Five Tips for Teaching a Teacher

In 2014, the Bill and Melinda Gates Foundation surveyed over 1,600 teachers about their experience with professional development (PD). Overall, 71% of teachers were unsatisfied with their PD and less than 18% felt they had any say in their professional development at all.

The Quest Forward Training Team has faced our own challenges with professional development. We require new consultants, often high school teachers, hired as quest designers and mentors to participate in training sessions about Quest Forward methodology and technology. We strive to create an engaging, research-based training framework, but often find ourselves wondering: How do we engage experienced teachers? How do we build on their prior knowledge to get them to connect withQuest Forward Learning? With insufficient training, Quest Designers may resist deviating from familiar curriculum design techniques or mold practices to fit preconceived pedagogy. Mentors understand that a failed implementation could waste the valuable time they have with their students.

After reviewing research from similar teacher-training programs, we found that successful professional development programs typically include five common practices. These practices are relevant not only for the the Quest Forward Training team, but for any PD program that educates teachers, administrators or curriculum designers.
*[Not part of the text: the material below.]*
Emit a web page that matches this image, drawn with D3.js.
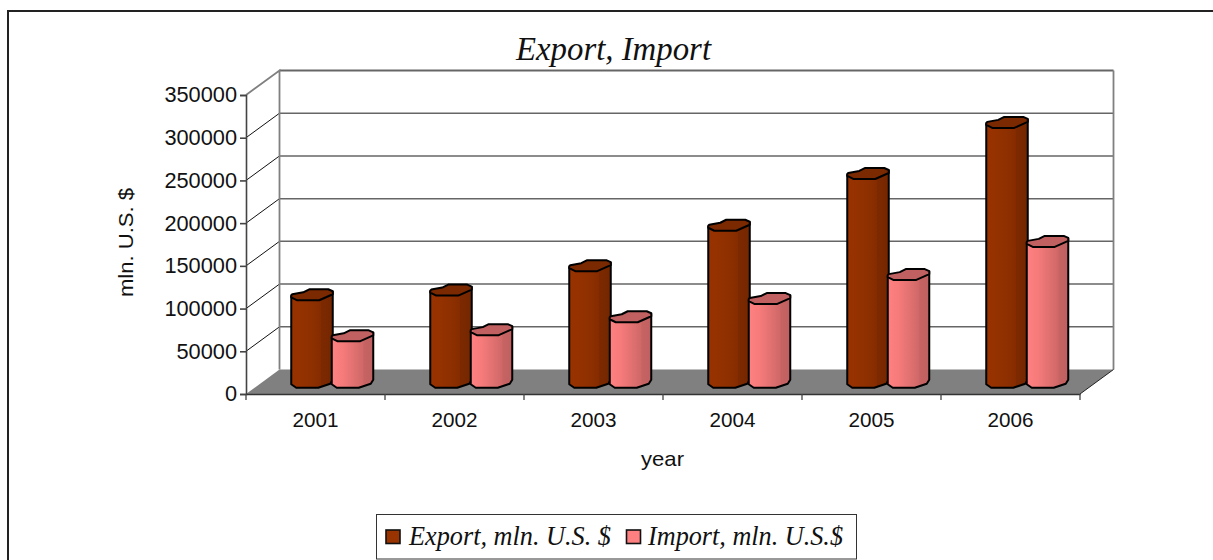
<!DOCTYPE html>
<html><head><meta charset="utf-8">
<style>html,body{margin:0;padding:0;background:#fff;overflow:hidden}svg{display:block}</style>
<script src="https://cdn.jsdelivr.net/npm/d3@7"></script></head>
<body><svg id="c" width="1213" height="560"></svg>
<script>
const years = ["2001","2002","2003","2004","2005","2006"];
const seriesNames = ["Export, mln. U.S. $","Import, mln. U.S.$"];
const exportValues = [101800,107300,135900,183200,243800,303600];
const importValues = [53800,61000,76100,97400,125400,164300];
const yTicks = [0,50000,100000,150000,200000,250000,300000,350000];

const svg = d3.select("#c");
const sans = "'Liberation Sans',Arial,sans-serif", serif = "'Liberation Serif','Times New Roman',serif";
const depth = {x:33.5,y:-24.5};
const x = d3.scaleBand().domain(years).range([246,1080]);
const s = d3.scaleBand().domain(seriesNames).range([0,81]);
const y = d3.scaleLinear().domain([0,350000]).range([394,95]);

const defs = svg.append("defs");
function grad(id,stops){
  const g = defs.append("linearGradient").attr("id",id);
  stops.forEach(([o,c])=>g.append("stop").attr("offset",o).attr("stop-color",c));
}
grad("gE",[[0,"#993300"],[.3,"#933100"],[.55,"#8c2f00"],[.7,"#862c00"],[.73,"#7c2900"],[1,"#752700"]]);
grad("gI",[[0,"#ff8080"],[.25,"#f77b7b"],[.55,"#e07070"],[.75,"#d06868"],[.78,"#c66363"],[1,"#c06060"]]);

svg.append("path").attr("d","M8,560V11H1213").attr("fill","none").attr("stroke","#222").attr("stroke-width",2);

const x0=x.range()[0], x1=x.range()[1], yB=y(0), yT=y(350000);
svg.append("path").attr("d",`M${x0},${yB}L${x0+depth.x},${yB+depth.y}H${x1+depth.x}L${x1},${yB}Z`).attr("fill","#808080");
const wall = svg.append("g");
yTicks.forEach(t=>{
  const Y=y(t);
  if(t>0 && t<350000) wall.append("line").attr("x1",x0).attr("y1",Y).attr("x2",x0+depth.x).attr("y2",Y+depth.y).attr("stroke","#111").attr("stroke-width",1);
  if(t>0) wall.append("line").attr("x1",x0+depth.x).attr("y1",Y+depth.y).attr("x2",x1+depth.x).attr("y2",Y+depth.y).attr("stroke","#666").attr("stroke-width",t==350000?1.8:1.5);
});
wall.append("path").attr("d",`M${x0},${yT}L${x0+depth.x},${yT+depth.y}V${yB+depth.y}M${x1+depth.x},${yT+depth.y}V${yB+depth.y}`).attr("fill","none").attr("stroke","#808080").attr("stroke-width",1.8);
wall.append("line").attr("x1",x1).attr("y1",yB).attr("x2",x1+depth.x).attr("y2",yB+depth.y).attr("stroke","#222").attr("stroke-width",1);

const ay = svg.append("g").attr("transform",`translate(${x0},0)`).call(d3.axisLeft(y).tickValues(yTicks).tickFormat(d3.format("d")).tickSize(6).tickPadding(3));
ay.selectAll("text").attr("font-family",sans).attr("font-size",21.5).attr("fill","#111").attr("textLength",function(){return this.textContent.length*12.1}).attr("lengthAdjust","spacingAndGlyphs");
ay.selectAll("line,path").attr("stroke","#444").attr("stroke-width",1.6);
const ax = svg.append("g").attr("transform",`translate(0,${yB})`).call(d3.axisBottom(x).tickSize(0).tickPadding(18));
ax.selectAll("text").attr("font-family",sans).attr("font-size",21).attr("fill","#111").attr("textLength",46).attr("lengthAdjust","spacingAndGlyphs");
ax.selectAll("path").attr("stroke","#333").attr("stroke-width",1.6);
ax.selectAll("g.tick line").remove();
ax.selectAll(".bt").data(years.concat("end")).enter().append("line").attr("class","bt")
  .attr("x1",(d,i)=>x0+i*x.step()).attr("x2",(d,i)=>x0+i*x.step()).attr("y1",0).attr("y2",6).attr("stroke","#444").attr("stroke-width",1.3);

const w=41.5;
function bar(g,cx,topY,baseY,fill,cap){
  const l=cx-w/2;
  const P=(dx,yy)=>[l+dx,yy];
  const front=[P(0,topY+1.5),P(0,baseY+1.5),P(5,baseY+5),P(27,baseY+5),P(39,baseY+1),P(w,baseY-3),P(w,topY-3)];
  const topOut=[P(0,topY+2.5),P(6,topY+5.5),P(28,topY+5.5),P(37,topY+1.5),P(w,topY-.5),P(w,topY-3.5),P(37,topY-5.5),P(18,topY-5.5),P(12,topY-2.5),P(1,topY-.5),P(0,topY+.5)];
  const line=d3.line();
  g.append("path").attr("d",line(front)+"Z").attr("fill",fill).attr("stroke","#000").attr("stroke-width",2).attr("stroke-linejoin","round");
  g.append("path").attr("d",line(topOut)+"Z").attr("fill",cap).attr("stroke","#000").attr("stroke-width",2).attr("stroke-linejoin","round");
}
const floorMid = yB + depth.y/2;
const gb = svg.append("g");
const h = v => y(0)-y(v);
years.forEach((yr,i)=>{
  const cx0 = x(yr)+x.bandwidth()/2 + depth.x/2 - s.range()[1]/2;
  bar(gb,cx0+s(seriesNames[0])+s.bandwidth()/2,floorMid-h(exportValues[i]),floorMid+1,"url(#gE)","#7a2900");
  bar(gb,cx0+s(seriesNames[1])+s.bandwidth()/2,floorMid-h(importValues[i]),floorMid+1,"url(#gI)","#c06060");
});

svg.append("text").attr("x",516).attr("y",60).attr("font-family",serif).attr("font-style","italic").attr("font-size",33).attr("fill","#111").attr("textLength",195).attr("lengthAdjust","spacingAndGlyphs").text("Export, Import");
svg.append("text").attr("transform","translate(133,297) rotate(-90)").attr("font-family",sans).attr("font-size",21).attr("fill","#111").attr("textLength",109).attr("lengthAdjust","spacingAndGlyphs").text("mln. U.S. $");
svg.append("text").attr("x",641).attr("y",466).attr("font-family",sans).attr("font-size",21).attr("fill","#111").attr("textLength",43).attr("lengthAdjust","spacingAndGlyphs").text("year");

svg.append("rect").attr("x",376.5).attr("y",514.5).attr("width",480).attr("height",44.5).attr("fill","#fff").attr("stroke","#333").attr("stroke-width",1);
const lg=[[386,"#993300",409,202],[626.5,"#ff8080",648,195]];
seriesNames.forEach((n,i)=>{
  svg.append("rect").attr("x",lg[i][0]).attr("y",530).attr("width",14).attr("height",13.5).attr("fill",lg[i][1]).attr("stroke","#111").attr("stroke-width",1.6);
  svg.append("text").attr("x",lg[i][2]).attr("y",545).attr("font-family",serif).attr("font-style","italic").attr("font-size",27).attr("fill","#111").attr("textLength",lg[i][3]).attr("lengthAdjust","spacingAndGlyphs").text(n);
});
</script></body></html>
Model Ideal Learner Experience
To learn how to support active, learner-centered learning, teachers must first experience it themselves in their professional development. Content and activities during training sessions should be relevant, active and engaging. The trainer should model the intended role of the teacher during implementation and serve as a facilitator or coach rather than an instructor.

Provide Specific Material, Not Theories
Professional development programs for teachers often present abstract theories about pedagogy and vague, generalized advice for implementation. Trainings should include specific resources that situate the training material in relatable contexts.
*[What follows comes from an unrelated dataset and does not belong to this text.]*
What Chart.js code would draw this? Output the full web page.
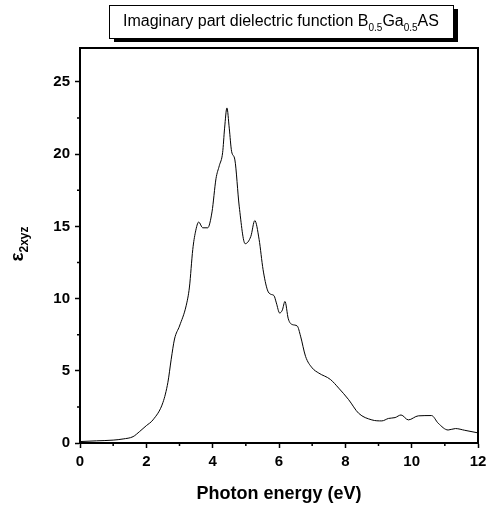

Provide Ongoing and Long-Term Support
Just as the activities should reflect enactment, the length of training and support should reflect the duration of the trainee’s implementation or length of employment. Trainers should provide support after initial trainings to promote continuous learning, encourage development and sustain change. Support can take the form of answering questions, providing constructive feedback or additional trainings sessions.

Encourage and Support Collaboration
Professional development most often succeeds when teachers work collaboratively or form a community of practice. PD trainers should maximize communities of practice that occur naturally or build communities themselves. Collaboration is the easiest way to build and promote agency. Teachers can motivate each other to continue learning and offer support when making difficult decisions.
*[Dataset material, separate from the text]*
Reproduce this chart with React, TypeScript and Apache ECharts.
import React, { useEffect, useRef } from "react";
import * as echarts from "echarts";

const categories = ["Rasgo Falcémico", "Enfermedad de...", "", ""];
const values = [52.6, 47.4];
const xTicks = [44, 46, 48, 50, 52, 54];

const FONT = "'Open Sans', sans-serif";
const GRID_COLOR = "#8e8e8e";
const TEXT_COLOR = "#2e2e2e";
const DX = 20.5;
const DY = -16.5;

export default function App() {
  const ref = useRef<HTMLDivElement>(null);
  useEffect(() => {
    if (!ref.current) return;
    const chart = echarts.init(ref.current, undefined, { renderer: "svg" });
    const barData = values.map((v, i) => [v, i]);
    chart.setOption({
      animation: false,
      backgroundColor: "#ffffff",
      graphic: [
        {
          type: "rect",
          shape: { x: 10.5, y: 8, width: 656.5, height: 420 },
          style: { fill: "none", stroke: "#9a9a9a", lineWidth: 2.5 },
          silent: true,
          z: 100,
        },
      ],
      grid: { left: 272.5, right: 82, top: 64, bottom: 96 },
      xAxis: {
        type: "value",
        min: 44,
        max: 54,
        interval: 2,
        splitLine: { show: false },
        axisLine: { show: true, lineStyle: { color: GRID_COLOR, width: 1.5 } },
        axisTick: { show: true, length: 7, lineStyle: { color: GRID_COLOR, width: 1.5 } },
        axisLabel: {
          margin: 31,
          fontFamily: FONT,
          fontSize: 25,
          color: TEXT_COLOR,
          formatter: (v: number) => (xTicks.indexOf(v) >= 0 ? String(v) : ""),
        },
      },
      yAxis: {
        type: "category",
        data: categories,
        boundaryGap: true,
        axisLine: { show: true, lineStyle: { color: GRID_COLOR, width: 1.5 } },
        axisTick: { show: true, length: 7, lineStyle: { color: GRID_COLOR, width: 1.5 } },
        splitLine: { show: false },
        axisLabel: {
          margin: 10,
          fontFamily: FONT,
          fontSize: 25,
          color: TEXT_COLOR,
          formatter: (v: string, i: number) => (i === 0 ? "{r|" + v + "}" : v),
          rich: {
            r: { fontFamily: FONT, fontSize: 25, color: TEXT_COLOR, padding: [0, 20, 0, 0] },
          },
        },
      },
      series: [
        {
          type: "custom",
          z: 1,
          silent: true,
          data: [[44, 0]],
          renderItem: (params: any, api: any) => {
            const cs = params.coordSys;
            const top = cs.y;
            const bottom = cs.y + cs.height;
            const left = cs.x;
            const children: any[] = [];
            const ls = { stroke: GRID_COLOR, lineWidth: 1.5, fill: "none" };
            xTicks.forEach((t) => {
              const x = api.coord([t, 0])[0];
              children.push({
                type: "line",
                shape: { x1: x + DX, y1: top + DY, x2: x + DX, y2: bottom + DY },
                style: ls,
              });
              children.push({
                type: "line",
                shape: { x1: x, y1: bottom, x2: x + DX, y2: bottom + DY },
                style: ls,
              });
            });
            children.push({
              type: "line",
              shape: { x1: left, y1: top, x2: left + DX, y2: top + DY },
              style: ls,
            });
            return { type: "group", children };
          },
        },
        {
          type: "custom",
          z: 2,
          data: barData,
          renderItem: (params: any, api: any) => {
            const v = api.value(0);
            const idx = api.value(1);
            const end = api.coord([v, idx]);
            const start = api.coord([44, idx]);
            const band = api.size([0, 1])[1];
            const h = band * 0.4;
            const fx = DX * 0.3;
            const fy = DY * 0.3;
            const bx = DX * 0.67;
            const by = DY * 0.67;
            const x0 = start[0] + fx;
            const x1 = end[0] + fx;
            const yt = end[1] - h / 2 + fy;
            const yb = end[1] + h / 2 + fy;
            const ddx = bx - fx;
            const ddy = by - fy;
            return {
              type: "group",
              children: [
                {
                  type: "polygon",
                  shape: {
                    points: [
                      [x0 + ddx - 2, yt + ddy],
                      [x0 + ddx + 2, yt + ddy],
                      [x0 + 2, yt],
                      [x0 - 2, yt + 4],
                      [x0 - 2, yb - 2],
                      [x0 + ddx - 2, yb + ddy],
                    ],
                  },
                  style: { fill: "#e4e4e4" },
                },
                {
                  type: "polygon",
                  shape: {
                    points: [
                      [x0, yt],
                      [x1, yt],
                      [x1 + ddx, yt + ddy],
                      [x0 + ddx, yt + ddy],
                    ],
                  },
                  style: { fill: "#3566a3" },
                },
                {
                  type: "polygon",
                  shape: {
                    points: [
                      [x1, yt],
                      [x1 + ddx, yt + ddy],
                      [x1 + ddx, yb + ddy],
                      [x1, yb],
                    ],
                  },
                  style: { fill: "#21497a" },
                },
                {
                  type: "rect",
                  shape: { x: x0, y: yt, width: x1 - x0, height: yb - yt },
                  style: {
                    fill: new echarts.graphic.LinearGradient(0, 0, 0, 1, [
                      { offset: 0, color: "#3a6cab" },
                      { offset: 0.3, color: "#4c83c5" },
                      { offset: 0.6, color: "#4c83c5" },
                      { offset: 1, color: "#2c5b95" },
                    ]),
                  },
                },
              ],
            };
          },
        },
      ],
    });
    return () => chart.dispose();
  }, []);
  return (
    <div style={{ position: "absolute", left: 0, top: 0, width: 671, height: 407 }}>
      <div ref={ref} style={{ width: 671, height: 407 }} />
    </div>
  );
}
Vary Training Based on Needs
Teachers have diverse needs, different limitations and barriers. There is no cookie-cutter framework that will work for all professional development programs. Before PD begins, get to know the teachers you will work with. Shape PD to meet their goals, challenges, and above all, be considerate of what they already know.

How Quest Forward Learning Uses These Insights for Mentor Training
In order to train mentors to adopt the Quest Forward Methodology, we strive to model the intended experience. Trainees collaborate with each other and explore quests from the learner perspective. Meanwhile, their trainer acts as a mentor by providing constructive feedback on their work and facilitating group discussions during training sessions. We have found that exploring examples of excellent quests, showing videos of successful implementations and modeling implementation are far more effective resources than defining the theories behind our methodology. Finally, after initial training sessions, we provide ongoing support to our mentors and Quest Designers by scheduling consistent check-ins, reviewing quests and observing implementations. In this way, we can answer questions that arise, provide constructive feedback and inform the trainee of new resources that they might find useful.

These five training tips have shown us the importance of incorporating findings from existing research into our own program to best fit our trainees’ needs.